# Task to carry out
Find every line in the records below that holds the word "this", and copy each one.

# Dataset records
-*-*-

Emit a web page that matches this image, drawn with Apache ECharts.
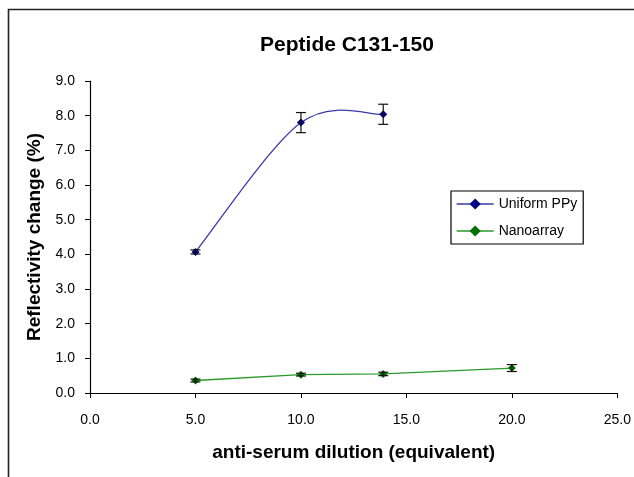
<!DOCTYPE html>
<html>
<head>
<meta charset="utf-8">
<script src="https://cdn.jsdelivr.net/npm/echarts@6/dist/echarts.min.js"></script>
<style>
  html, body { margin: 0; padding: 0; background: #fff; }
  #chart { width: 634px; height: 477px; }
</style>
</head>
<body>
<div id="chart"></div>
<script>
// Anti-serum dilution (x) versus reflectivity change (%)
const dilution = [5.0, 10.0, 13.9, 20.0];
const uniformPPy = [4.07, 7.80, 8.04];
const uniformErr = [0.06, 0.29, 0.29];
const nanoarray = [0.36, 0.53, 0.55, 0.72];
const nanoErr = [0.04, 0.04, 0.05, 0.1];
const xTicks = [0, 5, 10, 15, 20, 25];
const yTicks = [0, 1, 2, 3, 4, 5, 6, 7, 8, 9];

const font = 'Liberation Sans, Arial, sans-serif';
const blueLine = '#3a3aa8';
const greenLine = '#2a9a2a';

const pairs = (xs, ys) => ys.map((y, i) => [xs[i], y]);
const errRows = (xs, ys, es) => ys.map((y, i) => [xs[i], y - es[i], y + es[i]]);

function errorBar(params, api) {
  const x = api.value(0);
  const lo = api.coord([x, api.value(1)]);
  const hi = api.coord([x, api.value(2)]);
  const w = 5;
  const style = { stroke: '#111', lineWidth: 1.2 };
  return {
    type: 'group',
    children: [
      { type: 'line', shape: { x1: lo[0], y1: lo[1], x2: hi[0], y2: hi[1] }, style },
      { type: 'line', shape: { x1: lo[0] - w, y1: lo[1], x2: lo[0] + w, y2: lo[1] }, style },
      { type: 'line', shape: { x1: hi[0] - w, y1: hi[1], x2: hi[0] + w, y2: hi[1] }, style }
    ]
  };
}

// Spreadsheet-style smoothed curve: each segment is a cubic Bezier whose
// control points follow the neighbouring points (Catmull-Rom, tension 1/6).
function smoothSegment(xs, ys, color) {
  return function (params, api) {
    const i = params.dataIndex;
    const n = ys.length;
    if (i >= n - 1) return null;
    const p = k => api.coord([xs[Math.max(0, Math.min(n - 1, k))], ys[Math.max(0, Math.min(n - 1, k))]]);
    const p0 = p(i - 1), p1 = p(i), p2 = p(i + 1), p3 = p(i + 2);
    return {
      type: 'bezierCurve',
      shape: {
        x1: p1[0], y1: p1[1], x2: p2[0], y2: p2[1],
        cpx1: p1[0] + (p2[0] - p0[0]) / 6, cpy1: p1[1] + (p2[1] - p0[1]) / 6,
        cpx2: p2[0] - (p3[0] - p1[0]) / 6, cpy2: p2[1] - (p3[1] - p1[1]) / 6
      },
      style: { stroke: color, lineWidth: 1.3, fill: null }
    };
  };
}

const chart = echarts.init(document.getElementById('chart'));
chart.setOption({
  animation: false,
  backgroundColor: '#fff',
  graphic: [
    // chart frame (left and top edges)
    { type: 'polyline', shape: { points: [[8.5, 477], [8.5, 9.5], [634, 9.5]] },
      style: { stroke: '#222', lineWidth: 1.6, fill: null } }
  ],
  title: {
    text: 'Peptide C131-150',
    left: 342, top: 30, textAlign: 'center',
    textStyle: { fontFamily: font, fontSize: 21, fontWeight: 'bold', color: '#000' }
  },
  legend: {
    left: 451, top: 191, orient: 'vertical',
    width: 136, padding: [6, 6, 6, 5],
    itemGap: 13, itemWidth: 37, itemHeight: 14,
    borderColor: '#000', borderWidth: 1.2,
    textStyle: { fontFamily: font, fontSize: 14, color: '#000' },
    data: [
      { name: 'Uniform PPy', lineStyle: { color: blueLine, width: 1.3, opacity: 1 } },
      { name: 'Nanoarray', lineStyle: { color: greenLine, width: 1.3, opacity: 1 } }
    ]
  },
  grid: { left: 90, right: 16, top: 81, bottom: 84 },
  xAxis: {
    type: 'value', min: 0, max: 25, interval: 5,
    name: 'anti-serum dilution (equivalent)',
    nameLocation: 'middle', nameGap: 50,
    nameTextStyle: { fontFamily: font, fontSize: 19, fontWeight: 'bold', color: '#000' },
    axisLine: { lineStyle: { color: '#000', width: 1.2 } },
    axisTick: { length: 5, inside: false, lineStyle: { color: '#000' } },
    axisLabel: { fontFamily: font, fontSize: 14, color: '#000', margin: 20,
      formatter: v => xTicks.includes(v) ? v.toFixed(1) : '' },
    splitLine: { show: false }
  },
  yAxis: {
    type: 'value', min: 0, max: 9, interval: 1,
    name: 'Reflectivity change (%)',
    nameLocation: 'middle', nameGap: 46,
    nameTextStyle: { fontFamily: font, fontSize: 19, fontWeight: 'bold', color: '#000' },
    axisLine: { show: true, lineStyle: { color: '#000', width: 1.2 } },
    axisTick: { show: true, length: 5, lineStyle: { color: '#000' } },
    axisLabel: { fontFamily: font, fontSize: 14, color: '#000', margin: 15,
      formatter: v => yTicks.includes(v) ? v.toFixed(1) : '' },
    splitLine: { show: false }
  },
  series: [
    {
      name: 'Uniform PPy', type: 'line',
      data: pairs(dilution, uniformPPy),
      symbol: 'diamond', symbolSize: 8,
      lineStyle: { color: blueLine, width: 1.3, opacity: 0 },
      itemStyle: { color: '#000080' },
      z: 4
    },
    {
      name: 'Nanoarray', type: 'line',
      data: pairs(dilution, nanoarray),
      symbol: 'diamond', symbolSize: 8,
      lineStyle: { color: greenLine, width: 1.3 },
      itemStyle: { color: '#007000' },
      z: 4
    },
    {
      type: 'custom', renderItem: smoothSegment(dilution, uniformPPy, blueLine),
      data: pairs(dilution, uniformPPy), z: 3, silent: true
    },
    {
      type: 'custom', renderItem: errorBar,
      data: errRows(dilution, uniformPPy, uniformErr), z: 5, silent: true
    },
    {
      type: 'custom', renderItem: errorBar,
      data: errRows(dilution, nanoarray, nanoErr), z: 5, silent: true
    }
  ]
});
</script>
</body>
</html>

-*-*-

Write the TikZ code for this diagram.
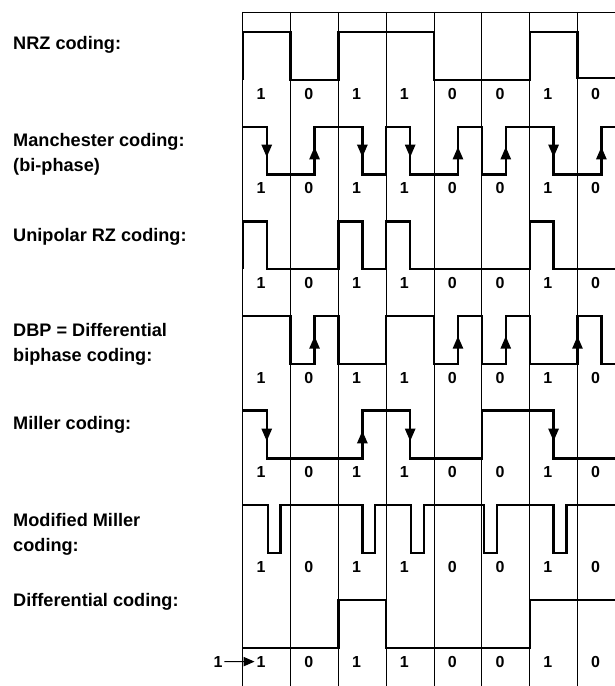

-*-*-

# Answer in full
Emit a web page that matches this image, drawn with Apache ECharts.
Write the TikZ code for this diagram.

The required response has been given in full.